How can we encourage green products on the market? Whether we demand that chemicals are actually reviewed before joining store shelves or enforce regulations to incorporate X amount of recycled material into every consumer product, there’s ways we can make ‘green’ the new norm.
Being green may sound like a trend. But incorporating sustainability should be the normal.
Just like I’ll toast my family members with Crown Royal and shout “Na zdravie!” during the next birthday celebration.
7 thoughts on “Why I Want to Ditch Being “Green””
I wholeheartedly agree. My hope, is that it will be that way for a future generation. We’re getting to the point where it won’t be a choice.
Ain’t much marketing potential in sustainability: that involves buying less, and smaller, and – gasp – used: can’t make money out of those things. Besides, green is so noughties. Blue is the new green. Now you have to ditch all your green things, and buy blue. That’s what I call marketing fun.
I can’t tell you how much I love this post! I have been known to step on my soapbox a time or two, but that certainly doesn’t yield many new adherents to the green cause. We do have to make this about a collective us, not a green vs. them, for there to be any real change. I am going to think on this today I know it.
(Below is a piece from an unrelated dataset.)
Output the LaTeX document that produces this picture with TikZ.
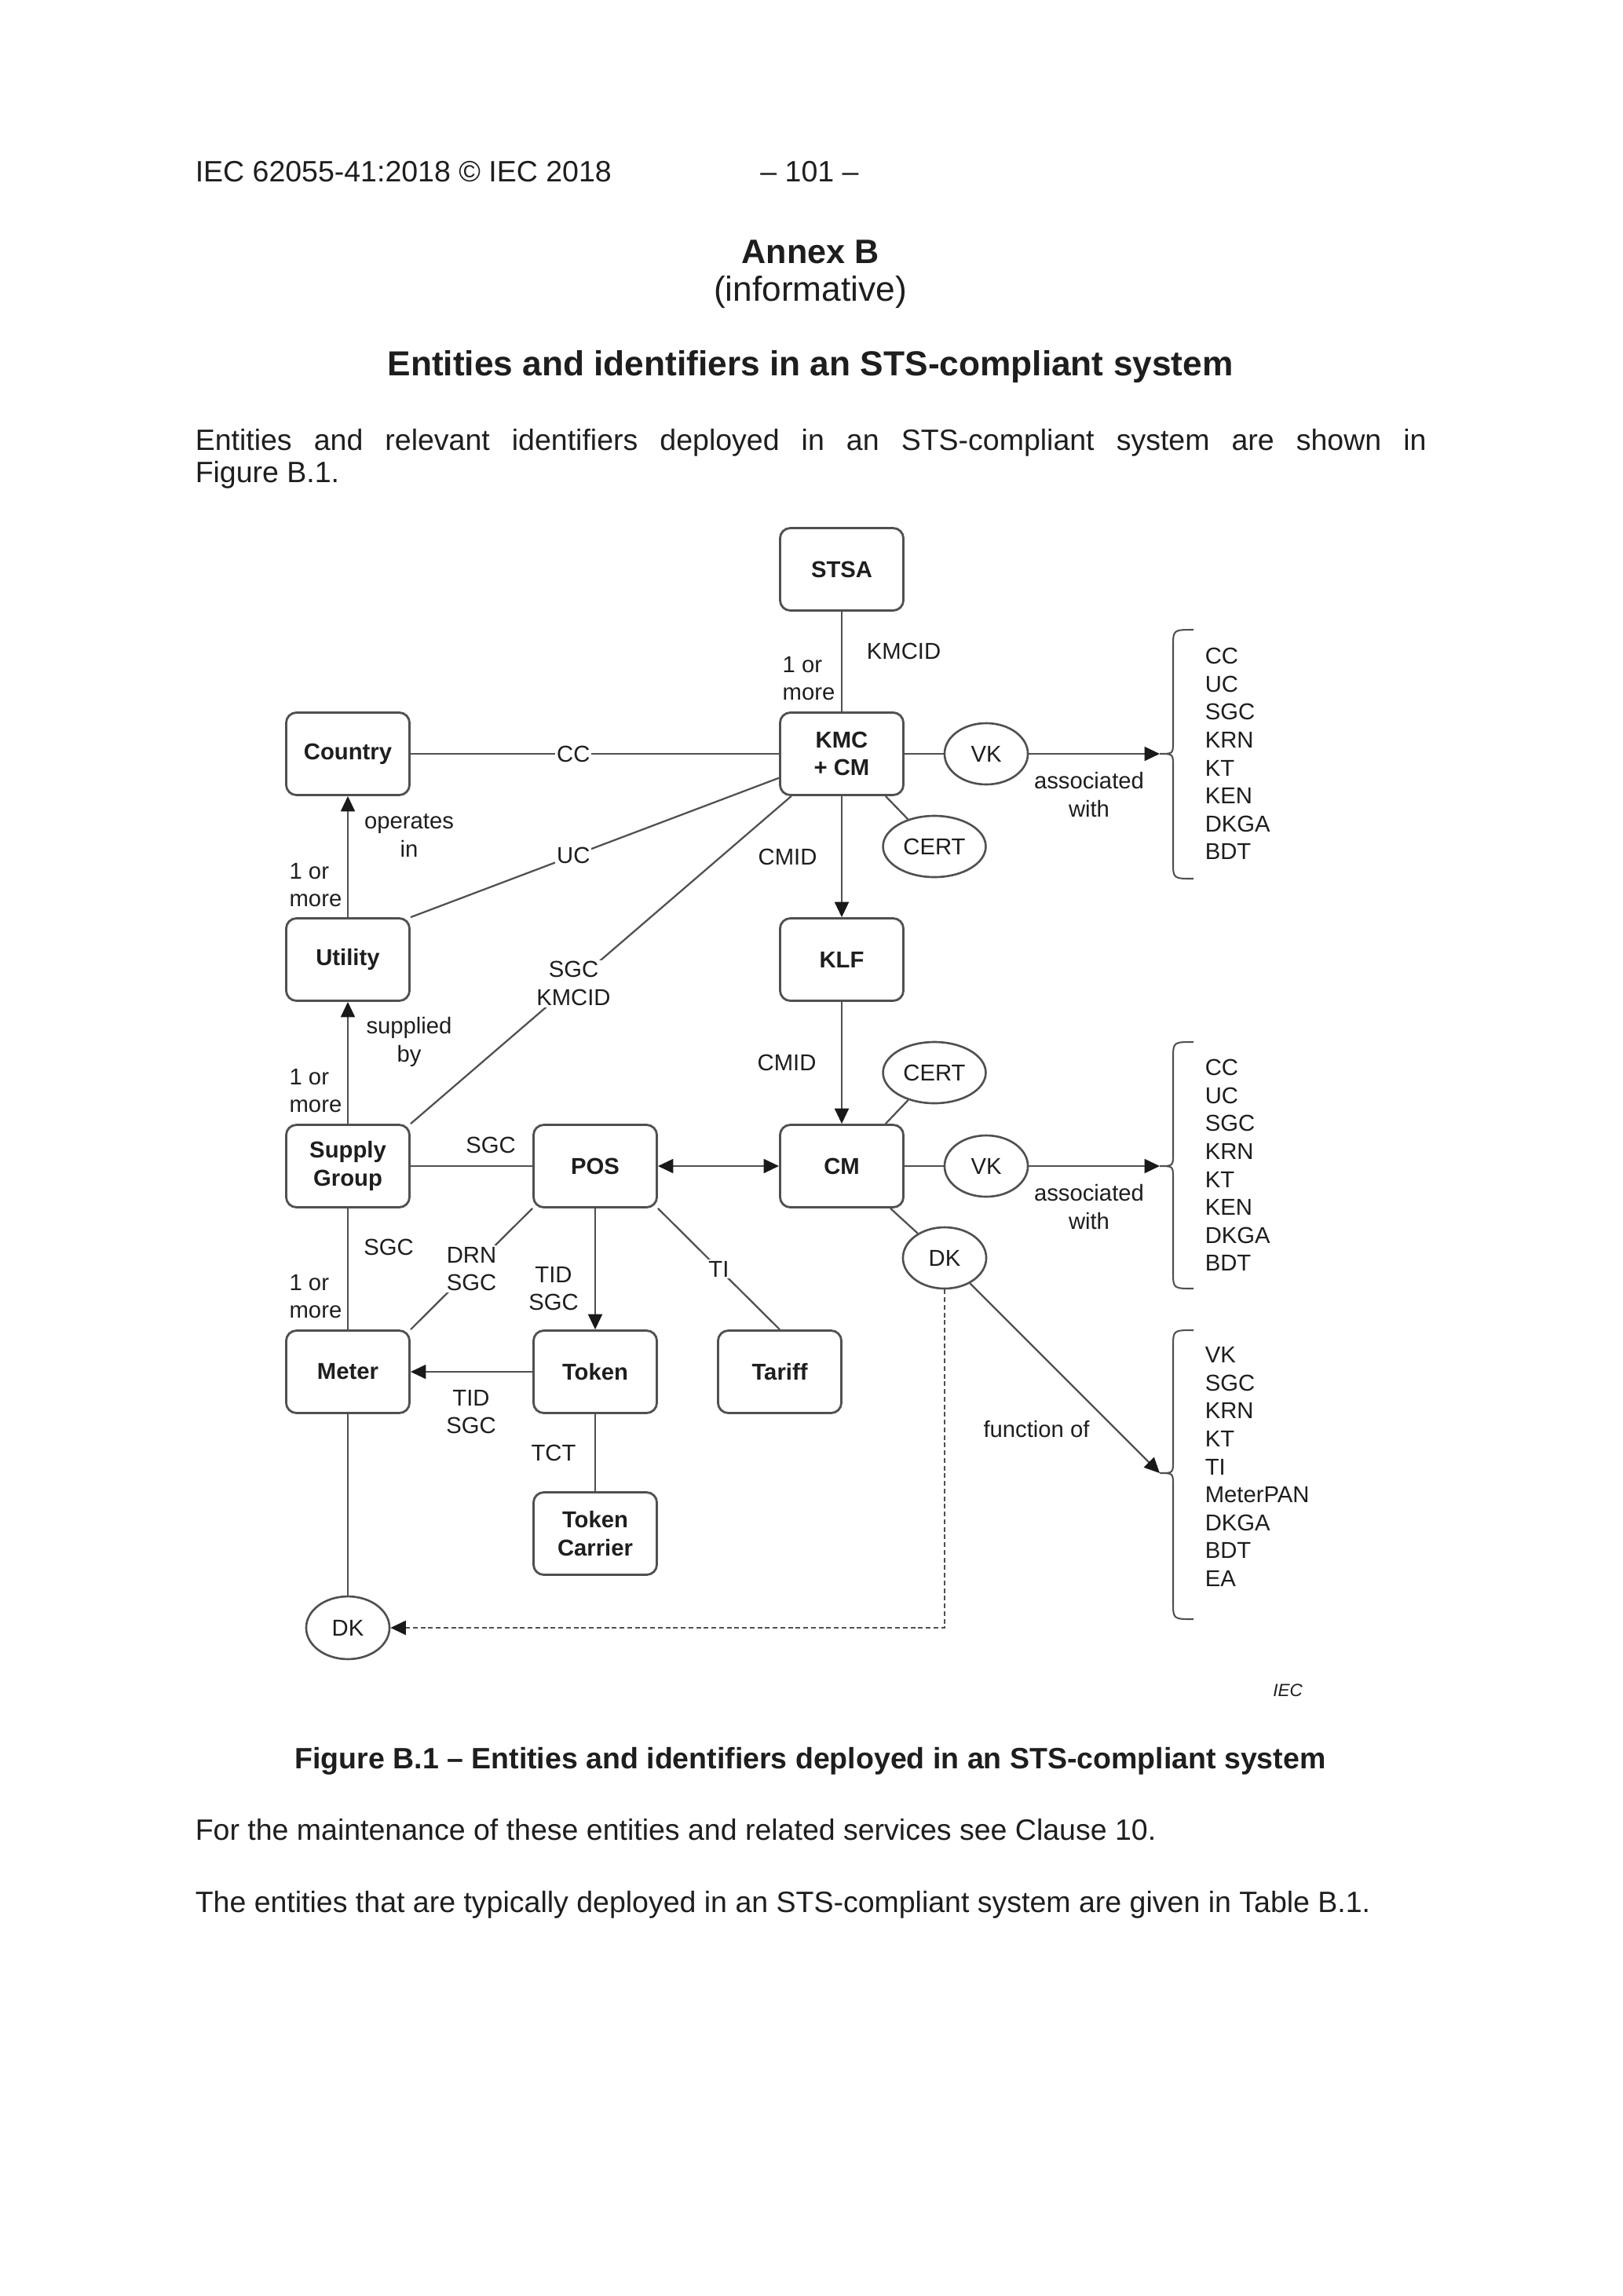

Thanks Jeannette! I also hope that ‘green’ will be the norm!
Cello Mom, I agree… Our nation is consumerism and it would be impossible to be totally ‘green’, which is why “greenwashing” is so rampant.
Brenna, any more revelations/thoughts? It’s hard to make a massive change (unless there’s ‘enforcement’ or new regulations) but the greener choices should be more appealing – less costly and more sales at the stores, etc!
Wait, isn’t this called GREEN Philly Blog?
Hey Sophie! It IS called GREEN Philly Blog, and we do still use the word “green” a lot. 🙂 We imply that we want to use the stigma of green being different, bad or more difficult over the word. It’s just the English Language, after all. 😉 We want to change habits and influence a more positive, sustainable lifestyle.